“Ma’am, before you start, let me tell you, the wait is two hours.”
— Safe Ride Home operator, 2 AM, New Year’s 2014
I. Out
So we walked a mile and a half, my high-heeled dancing shoes and I. Three beers over two hours meant I was no good to drive. I started out on the sidewalk, not too wobbly, but a little. Ten minutes later, there was the sound of pant legs brushing together some distance back. We were on a quiet street, this stranger and I, moving farther and farther away from the revelers and horn blowers. I tracked the click of his soles on the concrete, and over my shoulder saw that he was one block away. That’s when I stepped off the curb and into the pools of streetlight in the middle of the road. If I heard a car coming, I got out of the way. Way out of the way, because it was coming too fast. The driver wasn’t waiting two hours for a safe ride home, nor was he walking.
II. Options for getting home from New Year’s Eve Party because your kind husband volunteered to stay with the kids due to no sitter:
1. Drive. You won’t. It was your first late-night New Year’s Eve outing in years, and you partied.
2. Take a cab. You try unsuccessfully to hail one for twenty minutes, along with a dozen competitors at every street corner.
3. Call Safe Ride Home (see above).
4. Ride home with friends. No-go because your friends went home earlier and/or you don’t know how much they had to drink.
5. Call and wake husband for ride. For this to work, he’d have to leave your young sleeping children home alone to come get you.

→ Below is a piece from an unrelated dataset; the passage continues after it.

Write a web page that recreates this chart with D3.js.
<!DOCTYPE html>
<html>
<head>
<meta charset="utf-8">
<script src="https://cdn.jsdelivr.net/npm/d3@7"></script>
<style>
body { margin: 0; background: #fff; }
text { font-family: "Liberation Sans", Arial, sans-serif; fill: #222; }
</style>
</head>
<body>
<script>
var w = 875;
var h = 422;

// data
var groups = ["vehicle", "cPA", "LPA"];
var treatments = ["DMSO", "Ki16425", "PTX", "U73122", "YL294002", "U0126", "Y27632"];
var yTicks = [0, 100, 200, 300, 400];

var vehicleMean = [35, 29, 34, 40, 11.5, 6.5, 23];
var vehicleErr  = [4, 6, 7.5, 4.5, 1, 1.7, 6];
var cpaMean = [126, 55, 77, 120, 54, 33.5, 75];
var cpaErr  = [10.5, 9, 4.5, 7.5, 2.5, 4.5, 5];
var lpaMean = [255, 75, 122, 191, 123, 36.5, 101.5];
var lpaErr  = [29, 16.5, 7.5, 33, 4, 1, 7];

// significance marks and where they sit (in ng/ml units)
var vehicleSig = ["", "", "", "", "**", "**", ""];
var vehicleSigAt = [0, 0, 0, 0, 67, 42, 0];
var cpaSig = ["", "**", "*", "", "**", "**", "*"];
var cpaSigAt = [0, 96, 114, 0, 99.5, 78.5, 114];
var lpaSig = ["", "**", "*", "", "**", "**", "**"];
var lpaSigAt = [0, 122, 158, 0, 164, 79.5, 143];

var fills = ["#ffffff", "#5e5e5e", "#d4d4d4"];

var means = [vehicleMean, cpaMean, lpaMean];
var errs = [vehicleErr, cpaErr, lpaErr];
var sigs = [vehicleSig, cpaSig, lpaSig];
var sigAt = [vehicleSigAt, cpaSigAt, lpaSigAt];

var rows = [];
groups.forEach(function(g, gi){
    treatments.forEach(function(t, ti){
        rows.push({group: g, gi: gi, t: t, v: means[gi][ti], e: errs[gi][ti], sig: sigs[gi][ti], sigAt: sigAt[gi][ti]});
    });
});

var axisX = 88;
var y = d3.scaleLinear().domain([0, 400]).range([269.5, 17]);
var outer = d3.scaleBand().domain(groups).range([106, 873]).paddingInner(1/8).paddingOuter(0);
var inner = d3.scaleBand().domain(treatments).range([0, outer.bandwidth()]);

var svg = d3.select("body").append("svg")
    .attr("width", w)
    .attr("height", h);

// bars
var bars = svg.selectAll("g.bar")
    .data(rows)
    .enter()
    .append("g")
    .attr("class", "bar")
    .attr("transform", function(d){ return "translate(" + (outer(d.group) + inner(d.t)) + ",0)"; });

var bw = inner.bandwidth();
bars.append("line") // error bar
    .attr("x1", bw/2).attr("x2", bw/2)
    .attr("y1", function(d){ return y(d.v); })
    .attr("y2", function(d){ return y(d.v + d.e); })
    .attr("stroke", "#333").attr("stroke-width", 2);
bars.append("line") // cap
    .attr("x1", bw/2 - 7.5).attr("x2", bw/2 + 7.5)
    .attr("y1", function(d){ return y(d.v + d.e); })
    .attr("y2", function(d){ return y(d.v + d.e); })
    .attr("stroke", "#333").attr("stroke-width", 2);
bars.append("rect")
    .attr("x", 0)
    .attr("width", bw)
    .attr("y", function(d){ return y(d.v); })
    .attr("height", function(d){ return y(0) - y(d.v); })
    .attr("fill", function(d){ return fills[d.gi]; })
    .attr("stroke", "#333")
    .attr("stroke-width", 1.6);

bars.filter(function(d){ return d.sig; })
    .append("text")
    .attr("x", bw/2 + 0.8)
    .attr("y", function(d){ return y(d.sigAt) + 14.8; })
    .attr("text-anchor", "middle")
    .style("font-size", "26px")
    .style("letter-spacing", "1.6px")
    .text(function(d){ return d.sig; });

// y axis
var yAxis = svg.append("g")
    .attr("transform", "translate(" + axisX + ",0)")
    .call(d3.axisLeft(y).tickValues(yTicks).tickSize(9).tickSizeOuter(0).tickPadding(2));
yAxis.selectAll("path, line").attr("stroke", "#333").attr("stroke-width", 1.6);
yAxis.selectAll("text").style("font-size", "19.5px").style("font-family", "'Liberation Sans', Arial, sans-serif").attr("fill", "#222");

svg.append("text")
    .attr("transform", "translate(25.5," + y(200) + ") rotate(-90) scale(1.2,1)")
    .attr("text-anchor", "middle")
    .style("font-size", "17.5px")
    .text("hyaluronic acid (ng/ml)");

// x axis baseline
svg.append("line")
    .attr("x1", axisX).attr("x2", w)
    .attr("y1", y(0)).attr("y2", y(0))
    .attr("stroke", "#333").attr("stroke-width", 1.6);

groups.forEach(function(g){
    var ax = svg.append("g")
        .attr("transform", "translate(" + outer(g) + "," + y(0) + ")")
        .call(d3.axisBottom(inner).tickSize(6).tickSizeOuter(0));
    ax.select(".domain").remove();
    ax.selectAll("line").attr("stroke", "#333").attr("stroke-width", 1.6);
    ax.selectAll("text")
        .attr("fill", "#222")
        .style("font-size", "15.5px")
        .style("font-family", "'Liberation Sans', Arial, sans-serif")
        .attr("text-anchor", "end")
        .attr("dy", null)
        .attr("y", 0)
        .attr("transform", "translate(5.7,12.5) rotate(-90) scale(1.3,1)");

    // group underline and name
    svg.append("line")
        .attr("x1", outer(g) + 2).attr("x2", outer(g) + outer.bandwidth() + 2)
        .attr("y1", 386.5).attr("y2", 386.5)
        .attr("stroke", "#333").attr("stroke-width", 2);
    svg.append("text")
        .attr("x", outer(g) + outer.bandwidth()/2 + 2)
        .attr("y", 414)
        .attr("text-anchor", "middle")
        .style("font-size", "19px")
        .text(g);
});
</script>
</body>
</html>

6. Walk home, with 911 punched into cell phone and groin kick ready. Check.
III. Exposition: West Freaking Philadelphia
That’s where I learned to walk down the middle of the street at night. “Stay right on the stripes,” my college classmate Delia said, initiating me into the sorority of You-Better Not-Get-Mugged. She’d grown up in Philly and could tell by my suburban doe-eyes that I needed schooling. “Better to be grazed by a car than assaulted. Bye.”
Delia closed her front door, and I turned to face the eight block walk between her off-campus house and my dorm.

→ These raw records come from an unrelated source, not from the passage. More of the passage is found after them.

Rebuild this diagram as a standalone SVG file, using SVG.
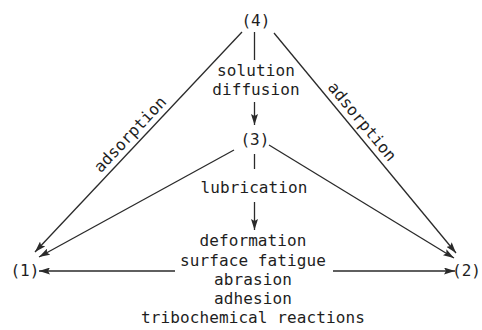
<svg xmlns="http://www.w3.org/2000/svg" width="482" height="330" viewBox="0 0 482 330">
<style>
text{font-family:"DejaVu Sans Mono","Liberation Mono",monospace;font-size:16px;letter-spacing:0.1px;fill:#1e1e1e;text-anchor:middle}
.c line{stroke:#2a2a2a;stroke-width:1.3;fill:none}
.a{marker-end:url(#ah)}
</style>
<defs>
<marker id="ah" markerUnits="userSpaceOnUse" markerWidth="12" markerHeight="7" refX="11" refY="3.5" orient="auto">
<path d="M0,0 L11,3.5 L0,7 L2,3.5 z" fill="#2a2a2a"/>
</marker>
</defs>
<rect width="482" height="330" fill="#fff"/>
<g class="c" id="connectors">
<line x1="254.5" y1="32" x2="254.5" y2="60"/>
<line class="a" x1="254.5" y1="102" x2="254.5" y2="125"/>
<line x1="254.5" y1="154" x2="254.5" y2="169"/>
<line class="a" x1="254.5" y1="202" x2="254.5" y2="230"/>
<line class="a" x1="242" y1="32" x2="35" y2="252"/>
<line class="a" x1="234" y1="150" x2="39" y2="257"/>
<line class="a" x1="274" y1="33" x2="456" y2="253"/>
<line class="a" x1="269" y1="145" x2="454" y2="258"/>
<line class="a" x1="175" y1="271" x2="39" y2="271"/>
<line class="a" x1="333" y1="271" x2="455" y2="271"/>
</g>
<g id="n4"><text x="256" y="26">(4)</text></g>
<g id="n3"><text x="255" y="145">(3)</text></g>
<g id="n1"><text x="25" y="276">(1)</text></g>
<g id="n2"><text x="481" y="276" style="text-anchor:end;letter-spacing:0">(2)</text></g>
<g id="l-sd"><text x="256" y="76">solution</text><text x="256" y="95">diffusion</text></g>
<g id="l-lub"><text x="254" y="193">lubrication</text></g>
<g id="l-mech">
<text x="253" y="246">deformation</text>
<text x="253" y="266">surface fatigue</text>
<text x="253" y="285">abrasion</text>
<text x="253" y="304">adhesion</text>
<text x="253" y="323">tribochemical reactions</text>
</g>
<g id="l-ads1"><text transform="translate(134,138) rotate(-46.7)">adsorption</text></g>
<g id="l-ads2"><text transform="translate(358,125) rotate(50.4)">adsorption</text></g>
</svg>
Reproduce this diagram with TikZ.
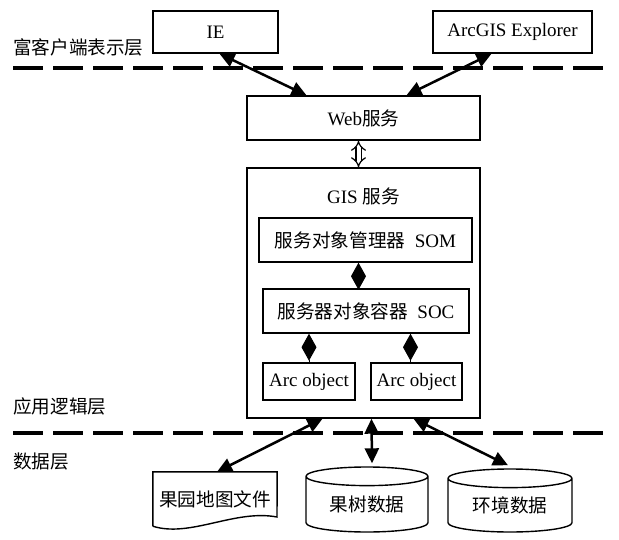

Everything in her neighborhood had changed in the lowering light. Just two hours before, when I’d agreed to join Delia and her 1,000 housemates for an impromptu potluck dinner, her street looked interesting. Exhilarating, even. We’d walked together, (she pushing her bike) past parks and cafes I’d never seen. Cool students kissed in front of iron gates, and carried crisp bags of Chinese takeout. Undergrads breezed in and out of stately stone houses, releasing blasts of R.E.M.

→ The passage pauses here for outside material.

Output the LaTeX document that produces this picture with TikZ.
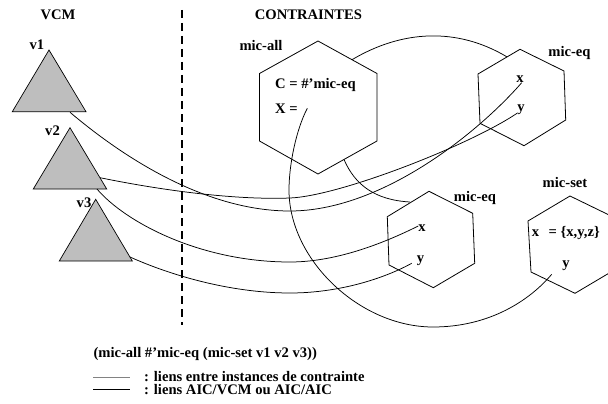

Now the streets were empty. I’d entered Shadow Expo, a convention of dark alcoves and niches. Mugger havens abounded: doorways, the spaces between parked cars, tall fences. All the hip students were indoors, silhouetted against warm yellow windows that were covered in bars.
“I ride to class,” Delia said when we’d first started hanging out. I’d read plenty of news stories about the crime surrounding campus, but now, in the night, my veins pulsed with the feel of it. I made my way to the middle of the road, whispering mea culpas to my mother, who raised me to fear traffic. A trash truck belched by, looking like Paul Bunyon had chucked on it. The driver laid on the horn as he approached me. So did most of the other headlight-flashers I brushed on the way home to my nerd-bird dorm.
IV. Back to the Future
My feet were rock stars in those New Year’s shoes; they didn’t complain about the walk once. That guy was behind me, over on the sidewalk, for five blocks before he veered off in a different direction. At one point in the street, a car snuck up behind me and came too close. It was a silent hybrid that made me jump. Drunks. Then a minivan taxi approached me head-on. I waved vigorously, two parts HEY!!!!! and one part parade princess. The driver U-turned, and the door slid open. “Thank you, thank you,” I said, climbing in. It was warm inside, and there was a TV. I felt like a kid being picked up from a playdate by my dad. Except the allowance in my purse was $20 instead of $1. The driver would get every penny of it, I decided, even though it was a short $5 ride to my house. Twenty instead of five. My first resolution of 2014.
Wow, I’m surprised you walked home in heels. My gf is always complaining about her shoes hurting her feet just after being in them for an hour. What brand are they?
Hi Reggie, it was the determined feet that made the walk doable in those shoes, ya know! Best wishes.